WRITTEN PROBLEM: Without the pictures, extract every line from the start of the material to the line containing "const axisGray = '#A6A6A6';", both ends included.

• • • • • • •

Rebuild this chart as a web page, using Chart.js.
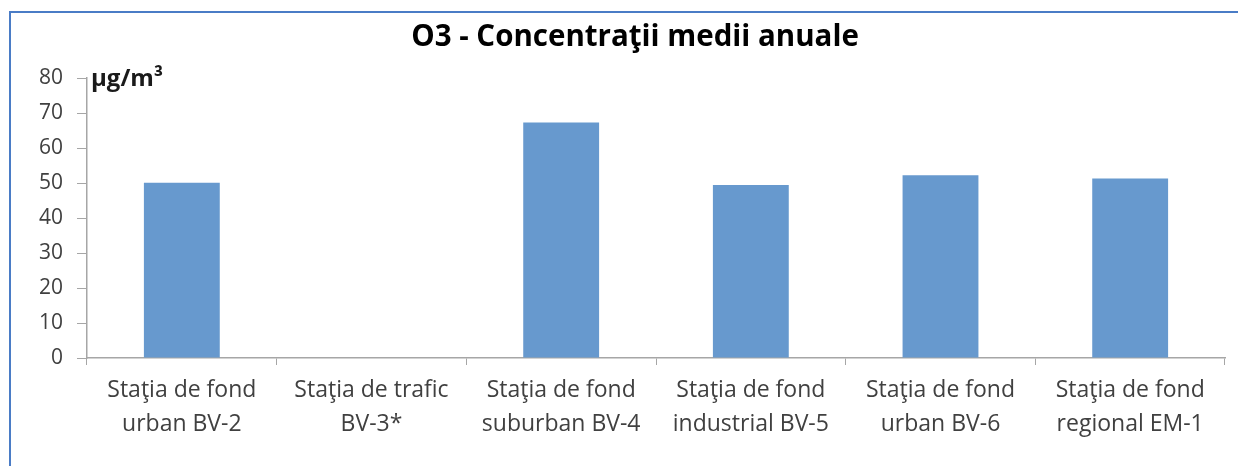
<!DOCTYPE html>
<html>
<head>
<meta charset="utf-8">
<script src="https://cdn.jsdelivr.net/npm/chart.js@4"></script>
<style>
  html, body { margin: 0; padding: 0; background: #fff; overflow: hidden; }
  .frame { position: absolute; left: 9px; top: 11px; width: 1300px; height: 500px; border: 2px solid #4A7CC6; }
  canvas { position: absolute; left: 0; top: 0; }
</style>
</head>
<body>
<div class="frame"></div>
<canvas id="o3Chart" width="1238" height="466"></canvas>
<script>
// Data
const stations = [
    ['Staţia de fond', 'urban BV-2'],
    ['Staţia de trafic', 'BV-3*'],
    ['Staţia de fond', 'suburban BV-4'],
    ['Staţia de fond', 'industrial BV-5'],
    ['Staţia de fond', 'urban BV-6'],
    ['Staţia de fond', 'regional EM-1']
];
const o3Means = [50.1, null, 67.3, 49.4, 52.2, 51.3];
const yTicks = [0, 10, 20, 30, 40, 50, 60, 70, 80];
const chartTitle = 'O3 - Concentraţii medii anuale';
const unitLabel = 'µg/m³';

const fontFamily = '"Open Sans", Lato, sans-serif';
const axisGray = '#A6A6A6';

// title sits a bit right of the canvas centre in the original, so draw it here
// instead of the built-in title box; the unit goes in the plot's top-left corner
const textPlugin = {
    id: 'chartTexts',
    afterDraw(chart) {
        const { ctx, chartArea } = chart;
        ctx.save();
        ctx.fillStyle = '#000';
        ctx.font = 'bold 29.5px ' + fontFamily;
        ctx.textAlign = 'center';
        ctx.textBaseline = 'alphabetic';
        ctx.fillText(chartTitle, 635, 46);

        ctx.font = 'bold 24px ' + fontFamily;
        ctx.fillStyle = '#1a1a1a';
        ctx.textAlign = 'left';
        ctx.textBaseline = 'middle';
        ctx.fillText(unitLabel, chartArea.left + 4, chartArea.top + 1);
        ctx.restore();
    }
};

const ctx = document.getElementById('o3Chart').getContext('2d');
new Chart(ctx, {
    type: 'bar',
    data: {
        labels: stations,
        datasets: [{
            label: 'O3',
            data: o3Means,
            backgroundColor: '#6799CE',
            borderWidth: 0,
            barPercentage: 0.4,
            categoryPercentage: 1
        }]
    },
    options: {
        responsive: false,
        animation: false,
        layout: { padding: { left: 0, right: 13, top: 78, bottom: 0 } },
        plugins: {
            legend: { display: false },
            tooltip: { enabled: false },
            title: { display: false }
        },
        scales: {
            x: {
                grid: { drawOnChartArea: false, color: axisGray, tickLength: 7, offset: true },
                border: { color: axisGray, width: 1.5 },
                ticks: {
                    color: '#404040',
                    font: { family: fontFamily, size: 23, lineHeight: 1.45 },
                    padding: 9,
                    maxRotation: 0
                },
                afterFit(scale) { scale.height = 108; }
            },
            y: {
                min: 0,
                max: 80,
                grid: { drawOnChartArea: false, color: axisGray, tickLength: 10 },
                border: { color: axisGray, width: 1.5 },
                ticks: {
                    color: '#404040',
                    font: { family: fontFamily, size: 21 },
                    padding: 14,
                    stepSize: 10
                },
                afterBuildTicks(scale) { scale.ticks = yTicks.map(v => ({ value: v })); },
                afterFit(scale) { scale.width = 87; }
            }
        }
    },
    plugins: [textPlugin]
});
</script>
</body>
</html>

• • • • • • •

PROBLEM SOLUTION:
Rebuild this chart as a web page, using Chart.js.
<!DOCTYPE html>
<html>
<head>
<meta charset="utf-8">
<script src="https://cdn.jsdelivr.net/npm/chart.js@4"></script>
<style>
  html, body { margin: 0; padding: 0; background: #fff; overflow: hidden; }
  .frame { position: absolute; left: 9px; top: 11px; width: 1300px; height: 500px; border: 2px solid #4A7CC6; }
  canvas { position: absolute; left: 0; top: 0; }
</style>
</head>
<body>
<div class="frame"></div>
<canvas id="o3Chart" width="1238" height="466"></canvas>
<script>
// Data
const stations = [
    ['Staţia de fond', 'urban BV-2'],
    ['Staţia de trafic', 'BV-3*'],
    ['Staţia de fond', 'suburban BV-4'],
    ['Staţia de fond', 'industrial BV-5'],
    ['Staţia de fond', 'urban BV-6'],
    ['Staţia de fond', 'regional EM-1']
];
const o3Means = [50.1, null, 67.3, 49.4, 52.2, 51.3];
const yTicks = [0, 10, 20, 30, 40, 50, 60, 70, 80];
const chartTitle = 'O3 - Concentraţii medii anuale';
const unitLabel = 'µg/m³';

const fontFamily = '"Open Sans", Lato, sans-serif';
const axisGray = '#A6A6A6';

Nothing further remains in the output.